WASHINGTON – It’s been a “relatively positive” year for heart failure research and advances in patient care, Christopher M. O’Connor, MD, said at the annual meeting of the American College of Cardiology.
“Having been in this field for 30 years looking at clinical trials, generally for every 10 important trials done in a year, 1 has been positive and 9 have been negative; if we look at the past year, it’s more like 5 and 6. So, not a bad year for cardiomyopathy,” declared Dr. O’Connor, CEO and executive director of the Inova Heart and Vascular Institute in Falls Church, Va., and president-elect of the Heart Failure Society of America.
In his year-in-review lecture, the cardiologist highlighted five important advances, five big disappointments, and a pair of randomized trials of treatment of sleep apnea in heart failure which, while negative overall, showed a strong positive signal that’s now being followed up.
The good news
• Empagliflozin (Jardiance) earns FDA approval for reduction in risk of cardiovascular death in type 2 diabetes patients. “This is one of the most amazing stories in heart failure,” said Dr. O’Connor, who is also professor of medicine at Duke University in Durham, N.C.
The pivotal EMPA-REG OUTCOME study showed a highly significant 35% reduction in the secondary endpoint of risk of hospitalization for heart failure, as well the decrease in cardiovascular mortality which was the primary endpoint and proved persuasive to the FDA (N Engl J Med. 2015 Nov 26;373:2117-28).
“It was a remarkable development. Because of this trial, there are now a number of ongoing phase III clinical trials looking at this class of drugs in heart failure patients with and without diabetes, which makes this a very important research movement. We are now looking deeper at phenotypes and trying to get more specific with these drug therapies,” he said.
• A new and improved LVAD. This fully magnetically levitated centrifugal-flow pump type of left ventricular assist device for advanced heart failure showed superior event-free survival, compared with a commercially available axial continuous-flow pump LVAD in the randomized MOMENTUM-3 trial (N Engl J Med. 2017 Feb 2;376:440-50).
The novel pump was designed to overcome a significant problem with axial continuous-flow LVADs: a proclivity for pump thrombosis. The magnetically levitated centrifugal-flow pump proved a smashing success in this regard, with zero cases of pump thrombosis occurring during the 6-month study.
“This may be the first time in the history of heart failure research that the engineers have beaten the biologists in important clinical outcomes,” the cardiologist quipped.

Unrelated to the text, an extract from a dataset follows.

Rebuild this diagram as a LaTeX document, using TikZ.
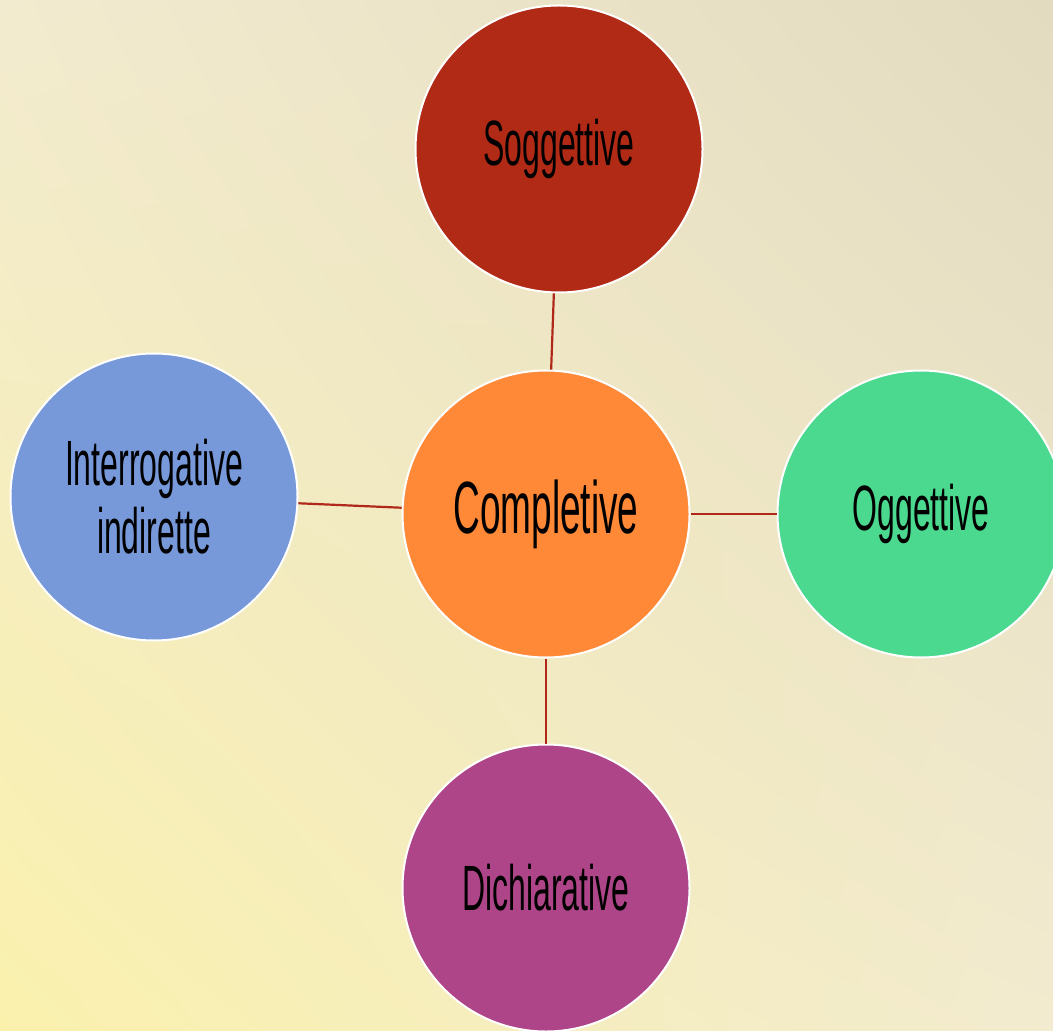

• Omecamtiv mecarbil successfully addresses impaired contractility in heart failure with reduced ejection fraction (HFrEF). This drug, a selective cardiac myosin activator, resulted in increased duration of systole and improved stroke volume accompanied by reductions in heart rate, left ventricular end-diastolic and -systolic dimensions, and NT-proBNP in the 87-site, 13-country, phase II COSMIC-HF study (Lancet. 2016 Dec 10;388:2895-903).
“This is probably the most novel new drug mechanism out there in clinical trials,” according to Dr. O’Connor.
On the basis of the highly encouraging results for the surrogate endpoints assessed in COSMIC-HF, a large phase III clinical trial known as GALACTIC is underway.
• Palliative care gets a welcome boost. Dr. O’Connor was a coinvestigator in PAL-HF, a single-center study presented at the 2016 annual meeting of the Heart Failure Society of America.
“This is a very important trial of palliative care in advanced heart failure. We probably don’t have as much evidence in this space as we should,” he observed. “This was a multidisciplinary intervention in which we gave the patients a medical tool kit to alleviate pain, dyspnea, and discomfort. The tool kit included benzodiazepines, sleep medications, sublingual nitroglycerin, and morphinelike products, all very carefully monitored by staff coordinators.”
The primary outcome was change in two validated heart failure quality of life measures. Both instruments documented significant improvement compared with usual care.
“There was no decrease in mortality, which wasn’t a goal in this advanced heart failure population, and no reduction in heart failure hospitalizations, but there were significant reductions in depression and anxiety,” Dr. O’Connor said.
• Vericiguat. This oral soluble cyclic guanylate cyclase stimulator missed its primary endpoint in the phase II dose-escalation SOCRATES-REDUCED trial in patients with HFrEF (JAMA. 2015 Dec 1;314:2251-62), but showed an impressive improvement in quality of life. It is now the subject of the ongoing, randomized, phase III VICTORIA trial involving a planned 4,000 patients with HFrEF with the composite primary endpoint of cardiovascular death or heart failure hospitalization.